Step 6: Separate Your Direct 100% Business Expenses
Do not apply the percentage formula to items bought exclusively for the business. 🧡 If you buy toys, craft supplies, a designated high chair, or food exclusively consumed by the daycare children, these are considered direct business expenses. You can deduct 100% of these costs. Always keep grocery receipts separate—do not mix your personal family groceries with the daycare food.
Step 7: File Form T2125 with the CRA
When tax season arrives, you will report your daycare income and expenses on Form T2125 (Statement of Business or Professional Activities). 📋 There is a specific section at the bottom of this form dedicated to “Calculation of business-use-of-home expenses.” You will input your total household bills here, apply the formula, and the form will automatically deduct the correct amount from your business income.
How Much Does it Cost to Run an In-Home Daycare?
Running a daycare involves significant upfront and ongoing costs. Maximizing your deductions helps offset these expenses. Here is a look at the financial realities in Canadian dollars (CAD):
- Home Insurance Rider: Standard home insurance does not cover a daycare. Adding a commercial liability rider usually costs between $300 and $800 CAD annually (which is 100% deductible).
- Direct Supplies: Toys, first aid kits, and child-proofing can easily exceed $1,000 CAD in your first year.

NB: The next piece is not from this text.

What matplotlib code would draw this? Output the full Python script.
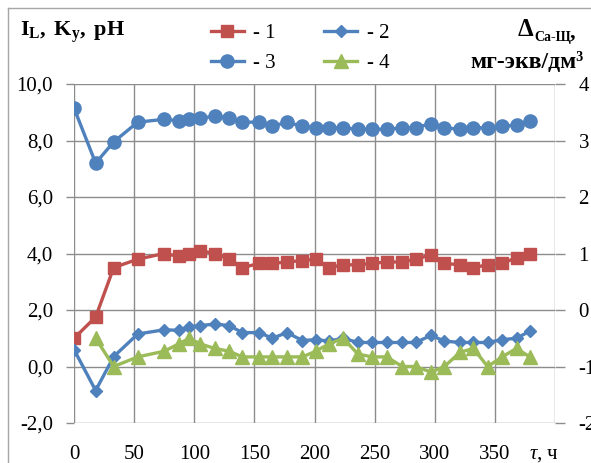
import matplotlib
matplotlib.use('Agg')
import matplotlib.pyplot as plt
from matplotlib.lines import Line2D
from matplotlib.ticker import FuncFormatter, MultipleLocator

plt.rcParams['font.family'] = ['Liberation Serif', 'DejaVu Serif']
plt.rcParams['mathtext.fontset'] = 'custom'
plt.rcParams['mathtext.rm'] = 'Liberation Serif'
plt.rcParams['mathtext.it'] = 'Liberation Serif:italic'
plt.rcParams['mathtext.bf'] = 'Liberation Serif:bold'
plt.rcParams['axes.unicode_minus'] = False

# время, ч
tau = [0, 18, 33, 53, 75, 87, 96, 105, 117, 129, 140, 154, 165, 177, 190,
       201, 212, 224, 236, 248, 260, 273, 284, 297, 308, 321, 332, 344, 356, 368, 379]
# 1 - Ky
s1 = [1.0, 1.75, 3.5, 3.8, 4.0, 3.9, 4.0, 4.1, 4.0, 3.8, 3.5, 3.65, 3.65, 3.7, 3.75,
      3.8, 3.5, 3.6, 3.6, 3.65, 3.7, 3.7, 3.8, 3.95, 3.65, 3.6, 3.5, 3.6, 3.65, 3.85, 4.0]
# 2 - IL
s2 = [0.6, -0.85, 0.35, 1.15, 1.3, 1.28, 1.4, 1.45, 1.5, 1.45, 1.2, 1.2, 1.0, 1.2, 0.92,
      0.95, 0.9, 1.0, 0.85, 0.85, 0.85, 0.85, 0.85, 1.1, 0.9, 0.85, 0.85, 0.85, 0.95, 1.0, 1.25]
# 3 - pH
s3 = [9.15, 7.2, 7.95, 8.65, 8.75, 8.7, 8.75, 8.8, 8.85, 8.8, 8.65, 8.65, 8.5, 8.65, 8.5,
      8.45, 8.45, 8.45, 8.4, 8.4, 8.4, 8.45, 8.45, 8.6, 8.45, 8.4, 8.45, 8.45, 8.5, 8.55, 8.7]
# 4 - дельта Ca-Щ (правая ось), начиная с 18 ч
tau4 = tau[1:]
s4 = [-0.5, -1.0, -0.83, -0.73, -0.6, -0.5, -0.6, -0.68, -0.73, -0.83, -0.83, -0.83, -0.83, -0.83,
      -0.73, -0.6, -0.5, -0.78, -0.83, -0.83, -1.0, -1.0, -1.1, -1.0, -0.75, -0.68, -1.0, -0.83, -0.68, -0.83]

red = '#C0504D'
blue = '#4F81BD'
green = '#9BBB59'
gridc = '#8C8C8C'
fs = 15

fig = plt.figure(figsize=(5.91, 4.63), dpi=100)
ax = fig.add_axes([74/591, 1 - 423/463, (555 - 74)/591, (423 - 84)/463])
ax2 = ax.twinx()

l1, = ax.plot(tau, s1, color=red, lw=2.4, marker='s', ms=8.5, label='- 1', zorder=3)
l2, = ax.plot(tau, s2, color=blue, lw=2.4, marker='D', ms=6, label='- 2', zorder=3)
l3, = ax.plot(tau, s3, color=blue, lw=2.4, marker='o', ms=9.5, label='- 3', zorder=3)
l4, = ax2.plot(tau4, s4, color=green, lw=2.4, marker='^', ms=9.5, label='- 4', zorder=3)

ax.set_xlim(0, 400)
ax.set_ylim(-2, 10)
ax2.set_ylim(-2, 4)
ax.xaxis.set_major_locator(MultipleLocator(50))
ax.yaxis.set_major_locator(MultipleLocator(2))
ax2.yaxis.set_major_locator(MultipleLocator(1))
ax.xaxis.set_major_formatter(FuncFormatter(lambda v, p: '' if v >= 400 else f'{v:.0f}'))
ax.yaxis.set_major_formatter(FuncFormatter(lambda v, p: f'{v:.1f}'.replace('.', ',')))
ax2.yaxis.set_major_formatter(FuncFormatter(lambda v, p: f'{v:.0f}'))

ax.grid(True, color=gridc, lw=1)
for a in (ax, ax2):
    for sp in a.spines.values():
        sp.set_visible(False)
ax.tick_params(axis='y', length=6, width=1, color=gridc, pad=9, labelsize=fs)
ax2.tick_params(axis='y', length=7, width=1, color=gridc, pad=10, labelsize=fs)
ax.tick_params(axis='x', length=0, pad=16, labelsize=fs)

ax.annotate(r'$\tau$, ч', xy=(391, 0), xycoords=ax.get_xaxis_transform(),
            xytext=(0, -16), textcoords='offset points', ha='center', va='top', fontsize=fs)

# подписи осей
fig.text(20/591, 1 - 32/463, r'$\mathbf{I_L,\ K_y,\ pH}$', fontsize=fs + 1, va='center', ha='left')
fig.text(584/591, 1 - 62/463, 'мг-экв/дм³', fontsize=fs + 2, fontweight='bold', va='center', ha='right')
fig.text(533/591, 1 - 30/463, 'Δ', fontsize=fs + 3, fontweight='bold', va='center', ha='right')
fig.text(534/591, 1 - 37/463, 'Ca-Щ', fontsize=fs - 5, fontweight='bold', va='center', ha='left')
fig.text(570/591, 1 - 33/463, ',', fontsize=fs + 1, fontweight='bold', va='center', ha='left')

fig.legend(handles=[l1, l3, l2, l4], ncol=2, loc='center', bbox_to_anchor=(300/591, 1 - 48/463),
           frameon=False, fontsize=fs, handlelength=1.6, handletextpad=0.45,
           columnspacing=2.3, labelspacing=0.5)

# рамка области диаграммы
fig.add_artist(Line2D([8/591, 8/591], [0, 1 - 8/463], color='#A6A6A6', lw=1))
fig.add_artist(Line2D([8/591, 1], [1 - 8/463, 1 - 8/463], color='#A6A6A6', lw=1))

fig.savefig('out.png', dpi=100)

- CPA Fees: Hiring an accountant to prepare your T2125 and ensure your home formulas are legally sound typically ranges from $250 to $600 CAD.
- Deduction Limits: You cannot use home expenses to create a business loss. If your home deductions exceed your daycare income, the excess must be carried forward to the next tax year.
| Expense Category | Deductibility Rule | Example Items |
|---|---|---|
| Indirect Home Expenses | Pro-rated by Space & Time % | Property tax, Hydro, Mortgage Interest |
| Direct Business Expenses | 100% Deductible | Crafts, Toys, Daycare Advertising |
| Daycare Food | 100% Deductible (Must track separately) | Snacks and lunches for clients’ kids |
How Long Does the Process Take?
Record-keeping for a daycare is a daily task. You must track attendance and expenses continuously. ⌛ Because you are self-employed, the CRA gives you an extended deadline; your federal tax return and Form T2125 must be filed by June 15 of the following year (though any taxes owed must still be paid by April 30). You are legally required to keep all utility bills, grocery receipts, and home calculations on file for exactly six years in case of an audit.
Frequently Asked Questions (FAQ)
Will claiming home deductions affect my Principal Residence Exemption?
Generally, no. As long as the business space is secondary to your personal living space, you do not make structural changes solely for the business, and you do not claim Capital Cost Allowance (CCA) on the building itself, your home will remain tax-free when you sell it.
Can I deduct the cost of food my own children eat?
Absolutely not. You can only deduct the exact cost of food consumed by the children enrolled in your daycare. You must carefully calculate the cost per meal or keep entirely separate grocery receipts for the business.
Can I claim Capital Cost Allowance (CCA) on a swingset?
Yes. For large, expensive items that last multiple years—like an outdoor playground, multiple cribs, or a large stroller—you cannot write off the full cost in year one. You must claim CCA, meaning you deduct a percentage of the cost each year as it depreciates.
What if I operate my daycare part-time or seasonally?
If you only operate part-time (e.g., after-school care or summer months only), you must adjust your “time percentage” formula accordingly. You can only claim home expenses for the exact hours and days the business is actively operating.